“Incompetent, Irrelevant and Immaterial”

In the courtroom, especially in the case of a jury trial, information which is presented to the court is subject to various limitations and controls.  For example, in the case involving whether a driver ran through a stop sign in Pennsylvania without stopping it might not be fair for the prosecution to introduce a prior conviction for drag racing in California ten years earlier.  The law of evidence places certain limits on the type and quality of information which can be presented in any given case.

I must confess to becoming hooked recently on old episodes of Perry Mason, the famous series which ran on television in the late 1950s.  The aggressive and often inept prosecutor, Hamilton Burger, would often object to testimony and evidence offered by Perry Mason as being “incompetent, irrelevant and immaterial”.  The fact of the matter is, Mr. Burger was often correct in his objections.

Competent evidence means evidence that is legally admissible to prove the point in question.  Direct testimony by a witness as to what he or she saw is competent evidence on the point.  Hearsay statements (i.e., statements by a witness as to what another witness said they saw) would not be competent evidence and would not be admissible.  In our example, a witness would be allowed to testify that he saw the car run through the stop sign; one would not be allowed to testify that they were told by a third party that the car ran through the stop sign.

Relevance is also a requirement for the admission of evidence.  In our example above, a conviction for a different offense ten years earlier in another state would hardly be relevant to whether the driver in our example ran through the stop sign in Pennsylvania.  The only similarity between the two events is that they involve the same driver and an automobile.  The offenses are different, they are separated in time, and essentially bear no relation to one another.
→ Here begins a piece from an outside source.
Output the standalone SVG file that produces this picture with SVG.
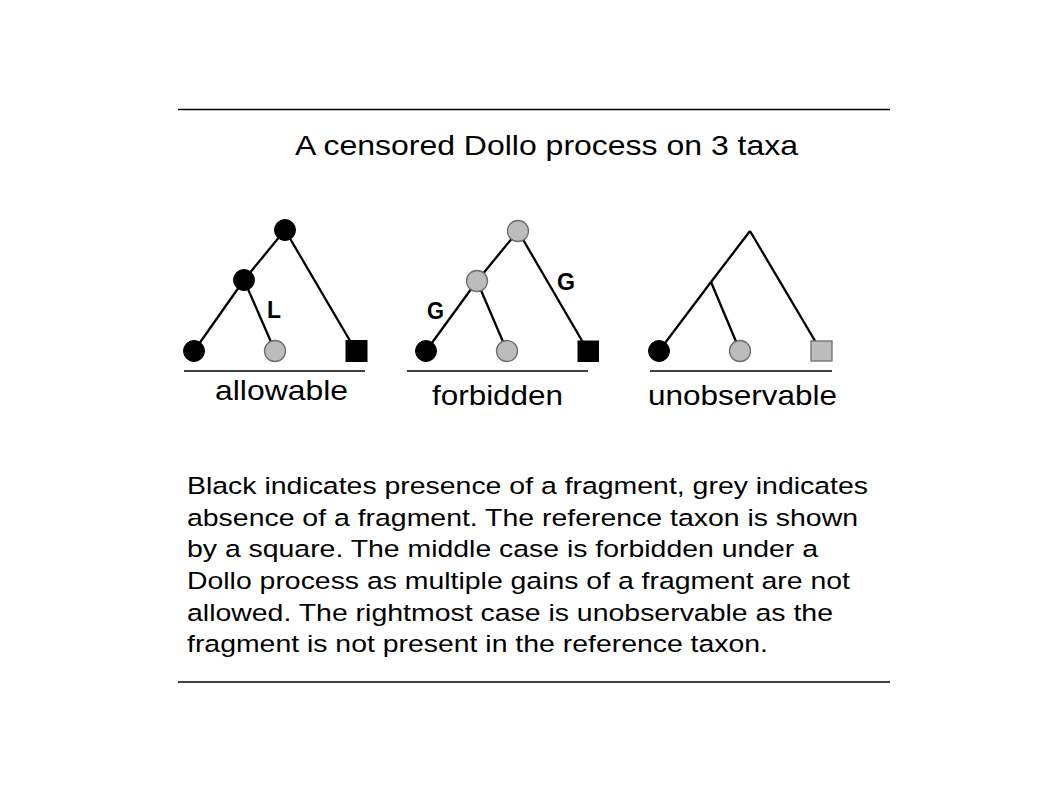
<svg xmlns="http://www.w3.org/2000/svg" width="1058" height="793" viewBox="0 0 1058 793">
<style>
.rule{stroke:#000;stroke-width:1.5}
.edge{stroke:#000;stroke-width:2.3;fill:none}
.blk{fill:#000;stroke:#000;stroke-width:1}
.gry{fill:#bcbcbc;stroke:#6e6e6e;stroke-width:1.3}
.t{font-family:"Liberation Sans",Arial,sans-serif;fill:#000}
.lab{font-family:"Liberation Sans",Arial,sans-serif;font-weight:bold;font-size:23px;fill:#000}
</style>
<rect width="1058" height="793" fill="#fff"/>
<line class="rule" x1="178" y1="109.5" x2="890" y2="109.5"/>
<line class="rule" x1="178" y1="682" x2="890" y2="682"/>
<text class="t" x="295" y="155" font-size="28.5" textLength="503" lengthAdjust="spacingAndGlyphs">A censored Dollo process on 3 taxa</text>

<g id="connectors">
  <line class="edge" x1="285" y1="230" x2="244" y2="280"/>
  <line class="edge" x1="244" y1="280" x2="194" y2="351"/>
  <line class="edge" x1="244" y1="280" x2="275" y2="351"/>
  <line class="edge" x1="285" y1="230" x2="356" y2="351"/>
  <line class="edge" x1="518" y1="231" x2="477" y2="281"/>
  <line class="edge" x1="477" y1="281" x2="426" y2="351"/>
  <line class="edge" x1="477" y1="281" x2="507" y2="351"/>
  <line class="edge" x1="518" y1="231" x2="588" y2="351"/>
  <line class="edge" x1="750" y1="231" x2="711" y2="282"/>
  <line class="edge" x1="711" y1="282" x2="659" y2="351"/>
  <line class="edge" x1="711" y1="282" x2="740" y2="351"/>
  <line class="edge" x1="750" y1="231" x2="821" y2="351"/>
</g>

<g id="allowable">
  <circle id="a-root" class="blk" cx="285" cy="230" r="10.5"/>
  <circle id="a-mid" class="blk" cx="244" cy="280" r="10.5"/>
  <circle id="a-leaf1" class="blk" cx="194" cy="351" r="10.5"/>
  <circle id="a-leaf2" class="gry" cx="275" cy="351" r="10.5"/>
  <rect id="a-ref" class="blk" x="346" y="340.5" width="21" height="21"/>
  <text class="lab" x="267" y="318" textLength="14" lengthAdjust="spacingAndGlyphs">L</text>
  <line class="rule" x1="184" y1="371" x2="365" y2="371"/>
  <text class="t" x="215" y="400" font-size="27.5" textLength="133" lengthAdjust="spacingAndGlyphs">allowable</text>
</g>

<g id="forbidden">
  <circle id="f-root" class="gry" cx="518" cy="231" r="10.5"/>
  <circle id="f-mid" class="gry" cx="477" cy="281" r="10.5"/>
  <circle id="f-leaf1" class="blk" cx="426" cy="351" r="10.5"/>
  <circle id="f-leaf2" class="gry" cx="507" cy="351" r="10.5"/>
  <rect id="f-ref" class="blk" x="578" y="341" width="20.5" height="20.5"/>
  <text class="lab" x="427" y="318.5" textLength="17" lengthAdjust="spacingAndGlyphs">G</text>
  <text class="lab" x="557" y="290" textLength="18" lengthAdjust="spacingAndGlyphs">G</text>
  <line class="rule" x1="407" y1="371" x2="588" y2="371"/>
  <text class="t" x="432" y="405" font-size="27.5" textLength="131" lengthAdjust="spacingAndGlyphs">forbidden</text>
</g>

<g id="unobservable">
  <circle id="u-leaf1" class="blk" cx="659" cy="351" r="10.5"/>
  <circle id="u-leaf2" class="gry" cx="740" cy="351" r="10.5"/>
  <rect id="u-ref" class="gry" x="811" y="341" width="21" height="20"/>
  <line class="rule" x1="650" y1="371" x2="832" y2="371"/>
  <text class="t" x="648" y="405" font-size="27.5" textLength="189" lengthAdjust="spacingAndGlyphs">unobservable</text>
</g>

<g id="caption" class="t" font-size="24.5">
  <text x="187" y="494" textLength="681" lengthAdjust="spacingAndGlyphs">Black indicates presence of a fragment, grey indicates</text>
  <text x="187" y="525.7" textLength="671" lengthAdjust="spacingAndGlyphs">absence of a fragment. The reference taxon is shown</text>
  <text x="187" y="557.4" textLength="631" lengthAdjust="spacingAndGlyphs">by a square. The middle case is forbidden under a</text>
  <text x="187" y="589" textLength="663" lengthAdjust="spacingAndGlyphs">Dollo process as multiple gains of a fragment are not</text>
  <text x="187" y="620.7" textLength="646" lengthAdjust="spacingAndGlyphs">allowed. The rightmost case is unobservable as the</text>
  <text x="187" y="652.4" textLength="581" lengthAdjust="spacingAndGlyphs">fragment is not present in the reference taxon.</text>
</g>
</svg>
For evidence to be material, it must have a logical connection to a fact or circumstance affecting the outcome of the case.  In our example, it might be material that the driver admitted at the scene that he was late for work, which might explain why he ran the stop sign.  It would not be material if a witness stated that he heard loud music coming from the car (it has nothing to do with whether or not the vehicle stopped for the stop sign.)

In the case of a jury trial, the trial judge is especially sensitive to preventing inflammatory but ultimately irrelevant information from being brought before the jury.  For example, in a shoplifting case, evidence offered that the defendant was a member of the Communist party would never be allowed because it is both irrelevant to the underlying case and potentially inflammatory to the detriment of the defendant.  In some cases, even relevant evidence is prohibited if it is so potentially inflammatory as to cause the jury to overreact to it.  This is why gruesome photographs of accident victims are sometimes not allowed to be shown to the jury, for fear that they might overreact in their judgment against the defendant.  In the end, it is all about the court’s control over the flow of competent, relevant, material evidence in order to arrive at a just outcome.